The acting does not hit a false note, from the supporting to the main cast. These girls aren’t just characters but individuals you can personally identify with. The boys too deliver terrific performances as characteristically aggressive misogynists reeking of entitlement. The legendary Amitabh Bachchan delivers a poignant, yet restrained performance as Deepak Sehgal , the peculiar neighbour, doubling as a renowned, retired lawyer, helping the girls. Contrivances such as Sehgal’s ailing wife or mental illness don’t add anything to the plot but can easily be overlooked.
The music by Shatanu Moitra and Anupam Roy, especially “Kaari Kaari”, moves you so that you become unknowingly manipulated by the tunes. The writing by Ritesh Shah is so sharp and to the point it is what binds the film together. Director Aniruddha Roy Chowdhury plays an excellent conductor, steering clear of the easily melodramatic preachy tone.
It’s the details that make Pink stand out, showing the struggle of sexually-assaulted victims, personally, socially, and professionally.
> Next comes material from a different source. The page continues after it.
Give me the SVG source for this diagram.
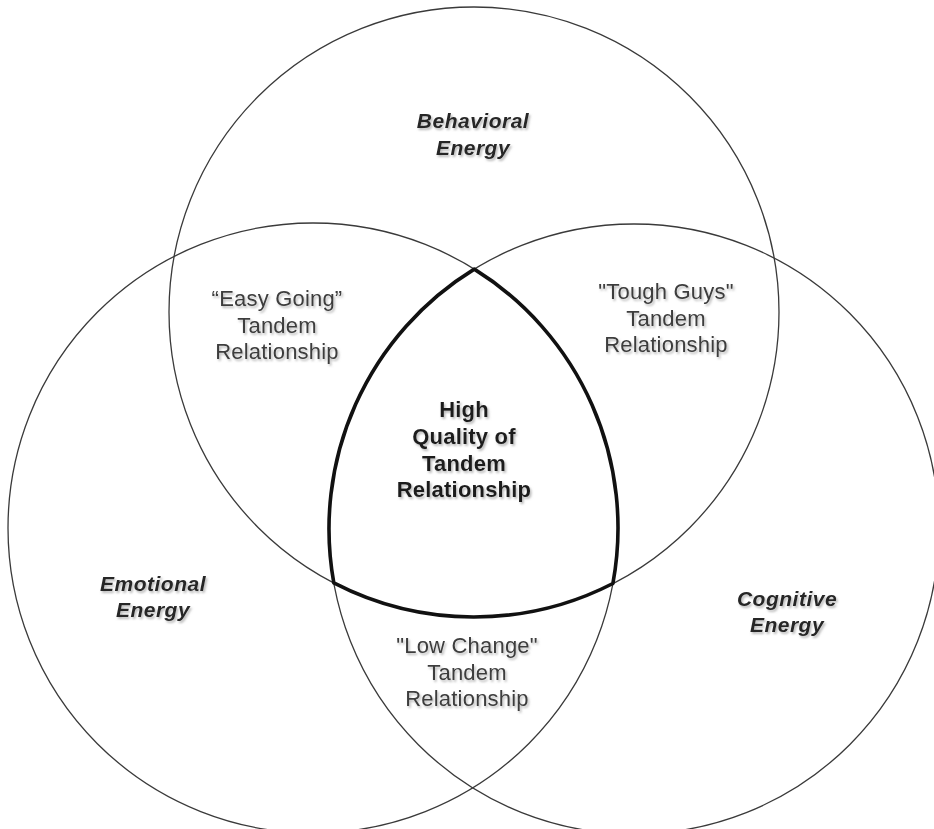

I found myself raging at the court sequences, wondering relevance of the questions these girls are being asked, churning at the familiarity and discomfort. These aren’t problems curbed to a particular region but occur all around the world. Pink also presents a hierarchy in the oppression, with Andrea commonly being referred to as “the one from the North-East”, “as a North-Eastern girl I feel I’m harassed more than the average Indian girl”, she proclaims. It stings, makes you feel uncomfortable and just plain angry at times but is essential viewing and hopefully a catalyst for change.
Lastly, when she says no, she means no! How hard is it to understand guys? If you still don’t get it, please go watch Pink, it’s pretty clear-cut.